The nanocar is a molecule designed in 2005 at Rice University by a group headed by Professor James Tour. Despite the name, the original nanocar does not contain a molecular motor, hence, it is not really a car. Rather, it was designed to answer the question of how fullerenes move about on metal surfaces; specifically, whether they roll or slide (they roll).
The molecule consists of an H-shaped 'chassis' with fullerene groups attached at the four corners to act as wheels.
When dispersed on a gold surface, the molecules attach themselves to the surface via their fullerene groups and are detected via scanning tunneling microscopy. One can deduce their orientation as the frame length is a little shorter than its width.
Upon heating the surface to 200 °C the molecules move forward and back as they roll on their fullerene "wheels". The nanocar is able to roll about because the fullerene wheel is fitted to the alkyne "axle" through a carbon-carbon single bond. The hydrogen on the neighboring carbon is no great obstacle to free rotation. When the temperature is high enough, the four carbon-carbon bonds rotate and the car rolls about. Occasionally the direction of movement changes as the molecule pivots. The rolling action was confirmed by Professor Kevin Kelly, also at Rice, by pulling the molecule with the tip of the STM.

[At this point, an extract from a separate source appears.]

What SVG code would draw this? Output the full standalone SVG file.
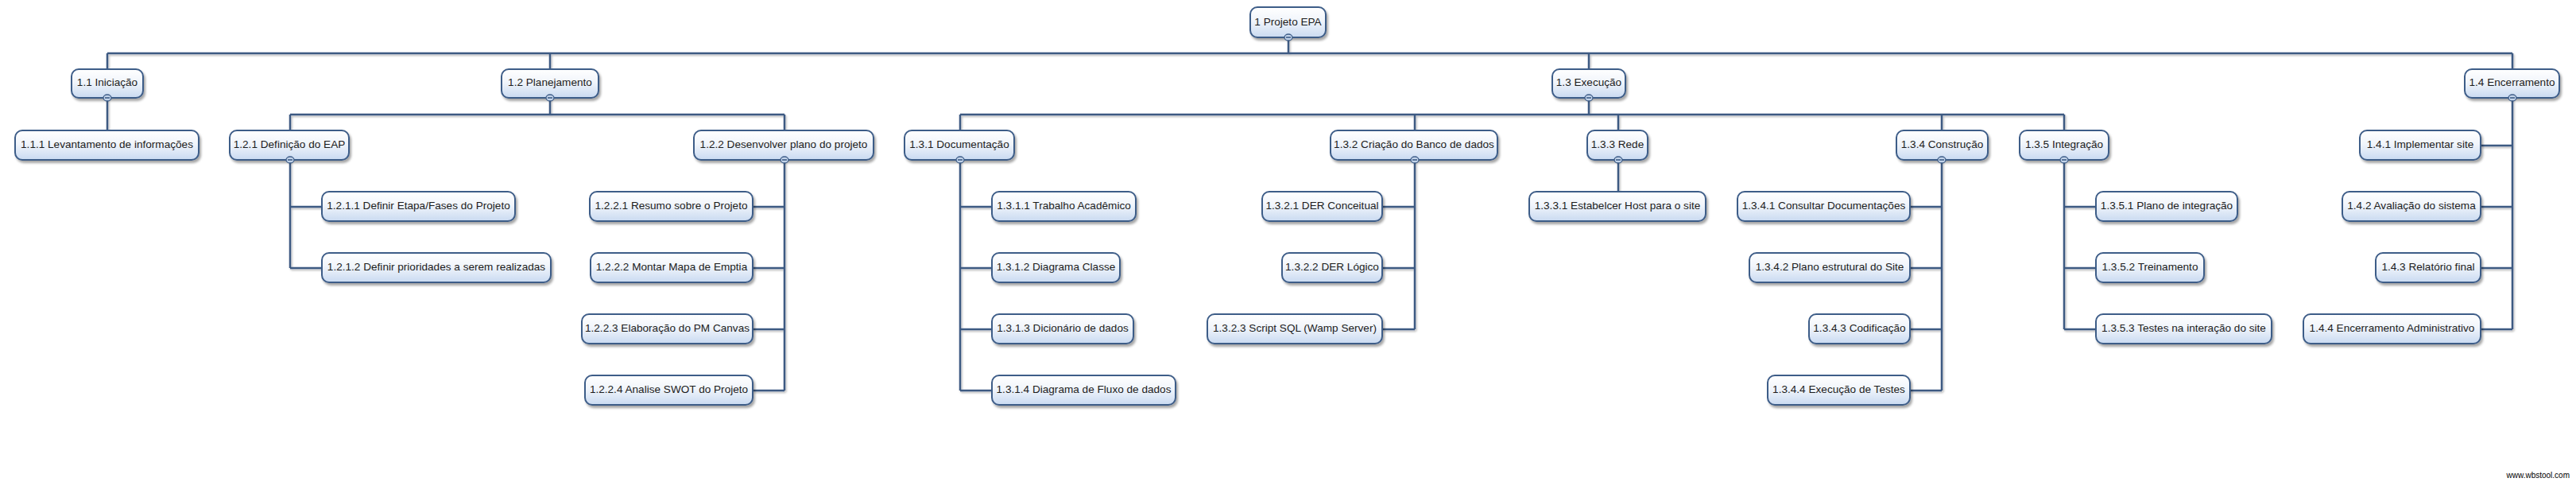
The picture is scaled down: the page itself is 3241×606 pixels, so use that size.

==Independent early conceptual contribution==
The concept of a nanocar built out of molecular "tinkertoys" was first hypothesized at the Fifth Foresight Conference on Molecular Nanotechnology (November 1997).〔M T Michalewicz (Nano-cars: Feynman's dream fulfilled or the ultimate challenge to Automotive Industry ). Publication abstract. The Fifth Foresight Conference on Molecular Nanotechnology, Palo Alto (1997 November 5–8)〕 Subsequently an expanded version was published in Annals of Improbable Research.〔M.T. Michalewicz (Nano-cars: Enabling Technology for building Buckyball Pyramids ), Annals of Improbable Research, Vol. IV, No. 3 March/April 1998〕 These papers supposed to be a not-so-serious contribution to a fundamental debate on the limits of bottom-up Drexlerian nanotechnology and conceptual limits of how far mechanistic analogies advanced by Eric Drexler could be carried out. The important feature of this nanocar concept was the fact that all molecular component tinkertoys were known and synthetized molecules (alas, some very exotic and only recently discovered, e.g. staffenes, and notably – ferric wheel, 1995), in contrast to some Drexlerian diamondoid structures that were only postulated and never synthesized; and the drive system that was embedded in a ferric wheel and driven by inhomogeneous or time-dependent magnetic field of a substrate – an "engine in a wheel" concept.